The paperwork references a different product line, lot, or test report than the unit on site.

Common use cases

Residential Builder QA Lead
A builder uses the template to verify a shipment of replacement windows before installation so the project team can confirm the climate-zone ratings and keep the compliance file complete.
Fenestration Manufacturer Quality Inspector
A plant inspector applies the checklist to a finished lot of doors and windows before release, linking each unit to its NFRC documentation and catching label or rating mismatches early.
Building Products Distributor Receiving Clerk
A distributor uses the template at receiving to confirm that the delivered fenestration products match the purchase order, approved documentation, and ENERGY STAR requirements before inventory is accepted.
Commercial Project Closeout Coordinator
A closeout coordinator uses the inspection record to collect the final compliance evidence for installed fenestration products and document any non-conformance before turnover.

Frequently asked questions

What does this template verify?

It verifies finished windows and doors against the ENERGY STAR fenestration criteria for the intended climate zone. The checklist covers product identification, NFRC and ENERGY STAR labeling, U-factor, SHGC, air leakage, visible condition, and supporting documentation. It is designed to confirm that the installed or staged product matches the approved compliance basis.

Is this template for installed units or for products in the warehouse?

It is written for finished products, whether they are staged before installation, received on site, or inspected after installation. The template explicitly excludes in-progress components and focuses on the completed window or door assembly. If you need to verify rough openings, flashing, or field installation details, use a separate installation inspection.

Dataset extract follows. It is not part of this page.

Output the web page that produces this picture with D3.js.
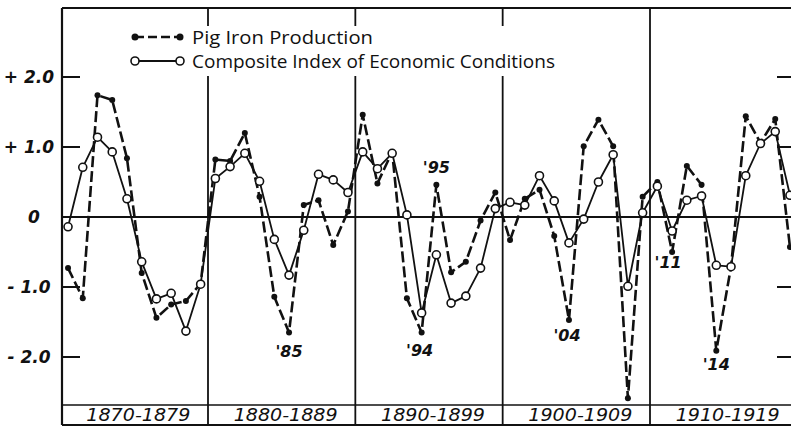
<!DOCTYPE html>
<html><head><meta charset="utf-8">
<script src="https://cdn.jsdelivr.net/npm/d3@7"></script>
<style>body{margin:0;background:#fff}svg{display:block}</style>
</head><body>
<script>
const years = [1870,1871,1872,1873,1874,1875,1876,1877,1878,1879,
  1880,1881,1882,1883,1884,1885,1886,1887,1888,1889,
  1890,1891,1892,1893,1894,1895,1896,1897,1898,1899,
  1900,1901,1902,1903,1904,1905,1906,1907,1908,1909,
  1910,1911,1912,1913,1914,1915,1916,1917,1918,1919];
const pigIron = [-0.73,-1.16,1.74,1.67,0.84,-0.80,-1.44,-1.25,-1.20,-0.95,
  0.82,0.80,1.20,0.29,-1.14,-1.65,0.17,0.24,-0.40,0.08,
  1.46,0.48,0.93,-1.16,-1.65,0.46,-0.79,-0.64,-0.05,0.35,
  -0.33,0.26,0.39,-0.27,-1.47,1.01,1.39,1.01,-2.59,0.29,
  0.50,-0.50,0.73,0.46,-1.91,-0.71,1.44,1.06,1.40,-0.43];
const composite = [-0.14,0.71,1.14,0.93,0.26,-0.64,-1.17,-1.09,-1.63,-0.96,
  0.55,0.72,0.91,0.51,-0.32,-0.83,-0.19,0.61,0.53,0.35,
  0.93,0.69,0.91,0.03,-1.37,-0.54,-1.23,-1.13,-0.73,0.12,
  0.21,0.17,0.59,0.23,-0.37,-0.03,0.50,0.89,-0.99,0.06,
  0.44,-0.20,0.24,0.30,-0.69,-0.71,0.59,1.05,1.22,0.31];
const decades = ["1870-1879","1880-1889","1890-1899","1900-1909","1910-1919"];
const decadeStarts = [1870,1880,1890,1900,1910];
const yTicks = [2,1,0,-1,-2];
const yTickLabels = ["+ 2.0","+ 1.0","0","- 1.0","- 2.0"];
const seriesNames = ["Pig Iron Production","Composite Index of Economic Conditions"];
const annotations = [
  {year:1885, value:-1.65, text:"'85"},
  {year:1894, value:-1.65, text:"'94"},
  {year:1895, value:0.46, text:"'95"},
  {year:1904, value:-1.47, text:"'04"},
  {year:1911, value:-0.50, text:"'11"},
  {year:1914, value:-1.91, text:"'14"}
];

const W = 791, H = 428;
const svg = d3.select("body").append("svg").attr("width", W).attr("height", H);
const x = d3.scaleLinear().domain([1879.5, 1909.5]).range([208, 650]);
const y = d3.scaleLinear().domain([0, 1]).range([217, 147]);
const fLeft = 62, fTop = 8, fRight = 791, bandTop = 405, fBottom = 425;
const ink = "#111";

// frame
svg.append("line").attr("x1", fLeft).attr("x2", fLeft).attr("y1", fTop).attr("y2", fBottom).attr("stroke", ink).attr("stroke-width", 2.2);
svg.append("line").attr("x1", fLeft).attr("x2", fRight).attr("y1", fTop).attr("y2", fTop).attr("stroke", ink).attr("stroke-width", 2);
svg.append("line").attr("x1", fLeft).attr("x2", fRight).attr("y1", bandTop).attr("y2", bandTop).attr("stroke", ink).attr("stroke-width", 1.5);
svg.append("line").attr("x1", fLeft).attr("x2", fRight).attr("y1", fBottom).attr("y2", fBottom).attr("stroke", ink).attr("stroke-width", 2.2);

// decade dividers
decadeStarts.slice(1).forEach(d => {
  svg.append("line").attr("x1", x(d - 0.5)).attr("x2", x(d - 0.5)).attr("y1", fTop).attr("y2", fBottom)
    .attr("stroke", ink).attr("stroke-width", 1.8);
});

// ticks
yTicks.filter(v => v !== 0).forEach(v => {
  svg.append("line").attr("x1", fLeft).attr("x2", fLeft + 18).attr("y1", y(v)).attr("y2", y(v)).attr("stroke", ink).attr("stroke-width", 2);
  svg.append("line").attr("x1", fRight - 14).attr("x2", fRight).attr("y1", y(v)).attr("y2", y(v)).attr("stroke", ink).attr("stroke-width", 2);
});
// zero line
svg.append("line").attr("x1", fLeft).attr("x2", fRight).attr("y1", y(0)).attr("y2", y(0)).attr("stroke", ink).attr("stroke-width", 2);

// y labels
svg.selectAll(".ylab").data(yTicks).enter().append("text")
  .attr("x", (d) => d === 0 ? 34 : 29).attr("y", d => y(d)).attr("dy", "0.36em")
  .attr("text-anchor", "middle")
  .attr("font-family", "DejaVu Sans").attr("font-weight", "bold").attr("font-style", "italic")
  .attr("font-size", 17).attr("fill", ink)
  .text((d, i) => yTickLabels[i]);

// decade labels
svg.selectAll(".dlab").data(decades).enter().append("text")
  .attr("x", (d, i) => x(decadeStarts[i] + 4.5) + 4).attr("y", 421)
  .attr("text-anchor", "middle")
  .attr("font-family", "DejaVu Sans").attr("font-style", "italic")
  .attr("font-size", 18).attr("fill", ink)
  .attr("textLength", 104).attr("lengthAdjust", "spacingAndGlyphs")
  .text(d => d);

// legend background
svg.append("rect").attr("x", 96).attr("y", 26).attr("width", 470).attr("height", 50).attr("fill", "#fff");

const line = d3.line().x((d, i) => x(years[i])).y(d => y(d));

// composite line
svg.append("path").datum(composite).attr("d", line).attr("fill", "none").attr("stroke", ink).attr("stroke-width", 1.8).attr("stroke-linejoin", "round");
// pig iron dashed
svg.append("path").datum(pigIron).attr("d", line).attr("fill", "none").attr("stroke", ink).attr("stroke-width", 2.6)
  .attr("stroke-dasharray", "11,4").attr("stroke-linejoin", "round");

svg.selectAll(".pdot").data(pigIron).enter().append("circle")
  .attr("cx", (d, i) => x(years[i])).attr("cy", d => y(d)).attr("r", 3).attr("fill", ink);
svg.selectAll(".cdot").data(composite).enter().append("circle")
  .attr("cx", (d, i) => x(years[i])).attr("cy", d => y(d)).attr("r", 4).attr("fill", "#fff").attr("stroke", ink).attr("stroke-width", 1.6);

// annotations
const annOffset = {"'85":[0,19], "'94":[-2,18], "'95":[0,-18], "'04":[-2,15], "'11":[-4,10], "'14":[0,14]};
svg.selectAll(".ann").data(annotations).enter().append("text")
  .attr("x", d => x(d.year) + annOffset[d.text][0]).attr("y", d => y(d.value) + annOffset[d.text][1])
  .attr("dy", "0.36em").attr("text-anchor", "middle")
  .attr("font-family", "DejaVu Sans").attr("font-style", "italic").attr("font-weight", "bold")
  .attr("font-size", 16).attr("fill", ink)
  .text(d => d.text);

// legend
const lg = svg.append("g");
const legendLen = [181, 363];
[0, 1].forEach(i => {
  const cy = 37 + i * 24;
  lg.append("line").attr("x1", 135).attr("x2", 180).attr("y1", cy).attr("y2", cy).attr("stroke", ink)
    .attr("stroke-width", i === 0 ? 2.6 : 1.8).attr("stroke-dasharray", i === 0 ? "9,4" : null);
  [135, 180].forEach(cx => {
    if (i === 0) lg.append("circle").attr("cx", cx).attr("cy", cy).attr("r", 3.5).attr("fill", ink);
    else lg.append("circle").attr("cx", cx).attr("cy", cy).attr("r", 4).attr("fill", "#fff").attr("stroke", ink).attr("stroke-width", 1.6);
  });
  lg.append("text").attr("x", 192).attr("y", cy).attr("dy", "0.36em")
    .attr("font-family", "Open Sans").attr("font-size", 19).attr("fill", ink)
    .attr("textLength", legendLen[i]).attr("lengthAdjust", "spacingAndGlyphs")
    .text(seriesNames[i]);
});
</script>
</body></html>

How often should this inspection be performed?

Use it whenever a lot, shipment, or project batch needs compliance verification before release, acceptance, or closeout. Many teams run it at receiving, pre-installation, and final turnover when climate-zone requirements must be documented. The cadence should match your quality process and partner compliance obligations.

Who should complete the inspection?

A trained inspector, quality technician, project manager, or compliance lead can complete it, provided they can read the product labels and compare them to the approved documentation. If your process depends on technical rating interpretation, assign someone familiar with NFRC documentation and the project’s climate-zone requirements. The inspector should also be able to record deficiencies and assign corrective actions.

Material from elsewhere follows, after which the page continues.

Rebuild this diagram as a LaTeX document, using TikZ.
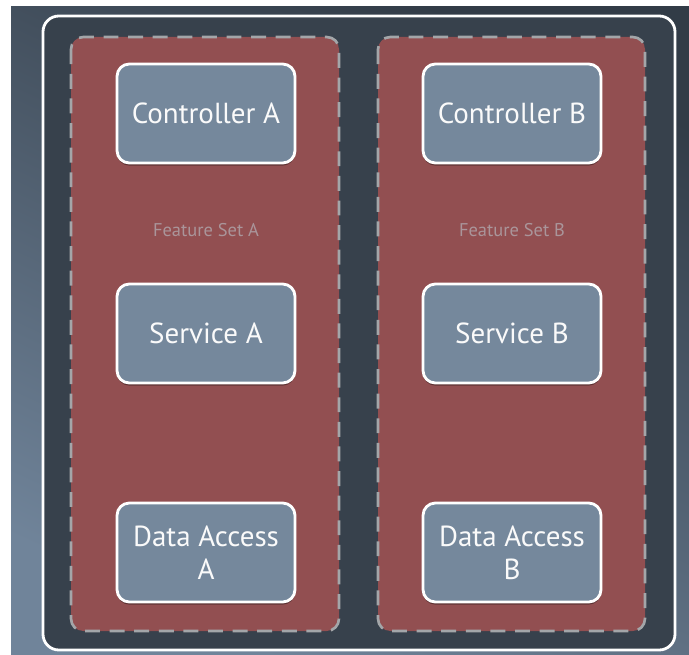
\documentclass[tikz,border=0pt]{standalone}
\usepackage{fontspec}
\setmainfont{PT Sans}
\usepackage{tikz}
\usetikzlibrary{positioning, shadows, calc}
\usepackage{xcolor}

\definecolor{bgtop}{HTML}{323C47}
\definecolor{bgbottom}{HTML}{70849A}
\definecolor{outerfill}{HTML}{37414C}
\definecolor{featfill}{HTML}{924F51}
\definecolor{featline}{HTML}{A3A6A9}
\definecolor{feattext}{HTML}{AA959A}
\definecolor{compfill}{HTML}{75889C}

\tikzset{
  component/.style={draw=white, line width=1.6pt, rounded corners=7pt, fill=compfill,
    minimum width=3.56cm, minimum height=1.98cm, align=center, text=white!96!gray,
    font=\fontsize{16.5}{19}\selectfont,
    drop shadow={opacity=0.35, shadow xshift=0pt, shadow yshift=-1.5pt, fill=black}},
  featureset/.style={draw=featline, line width=1.5pt, dash pattern=on 8.5pt off 5.5pt,
    rounded corners=7pt, fill=featfill},
  featurelabel/.style={text=feattext, font=\fontsize{10.5}{12}\selectfont}
}

\begin{document}
\begin{tikzpicture}[x=0.02cm, y=-0.02cm]
\useasboundingbox (0,0) rectangle (689,655);
% Background
\fill[white] (0,0) rectangle (689,655);
\shade[top color=bgtop, bottom color=bgbottom, shading angle=-25] (11,7) rectangle (689,655);
% Outer box
\draw[white, line width=1.6pt, rounded corners=9pt, fill=outerfill] (43,16) rectangle (675,650);
% Feature sets
\draw[featureset] (71,37) rectangle (339,631);
\draw[featureset] (378,37) rectangle (645,631);
\node[featurelabel] (labelA) at (206,230) {Feature Set A};
\node[featurelabel] (labelB) at (512,230) {Feature Set B};
% Feature set A
\node[component] (ctrlA) at (206,113.5) {Controller A};
\node[component] (servA) at (206,333.5) {Service A};
\node[component] (dataA) at (206,552.5) {Data Access\\A};
% Feature set B
\node[component] (ctrlB) at (512,113.5) {Controller B};
\node[component] (servB) at (512,333.5) {Service B};
\node[component] (dataB) at (512,552.5) {Data Access\\B};
\end{tikzpicture}
\end{document}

What standards or programs does it align with?

The template is aligned to ENERGY STAR fenestration requirements and the supporting NFRC certification framework used to document U-factor, SHGC, and air leakage. It also supports general quality and compliance workflows where product traceability and documented verification are required. If your organization uses additional building code or owner specifications, those can be added as custom fields.

What are the most common mistakes this template helps catch?

Common misses include using the wrong climate-zone rating, checking a label that does not match the actual product model, and overlooking missing or illegible NFRC documentation. Teams also miss damaged seals, compromised weatherstripping, or hardware issues that can affect performance even when the label is correct. This template forces those checks into one walk-through.

Can I customize it for my product line or project requirements?

Yes. You can add fields for project number, lot code, glazing package, frame material, or owner-specific acceptance criteria. You can also add pass/fail thresholds, photo requirements, or signoff roles if your internal process needs more control than the base template provides.

How does this compare with ad hoc label checking?

Ad hoc checks usually stop at a quick label scan and leave gaps in traceability, climate-zone matching, and documentation closeout. This template creates a repeatable record that ties the product, the ratings, and the supporting paperwork together. That makes it easier to catch non-conformance before release or installation.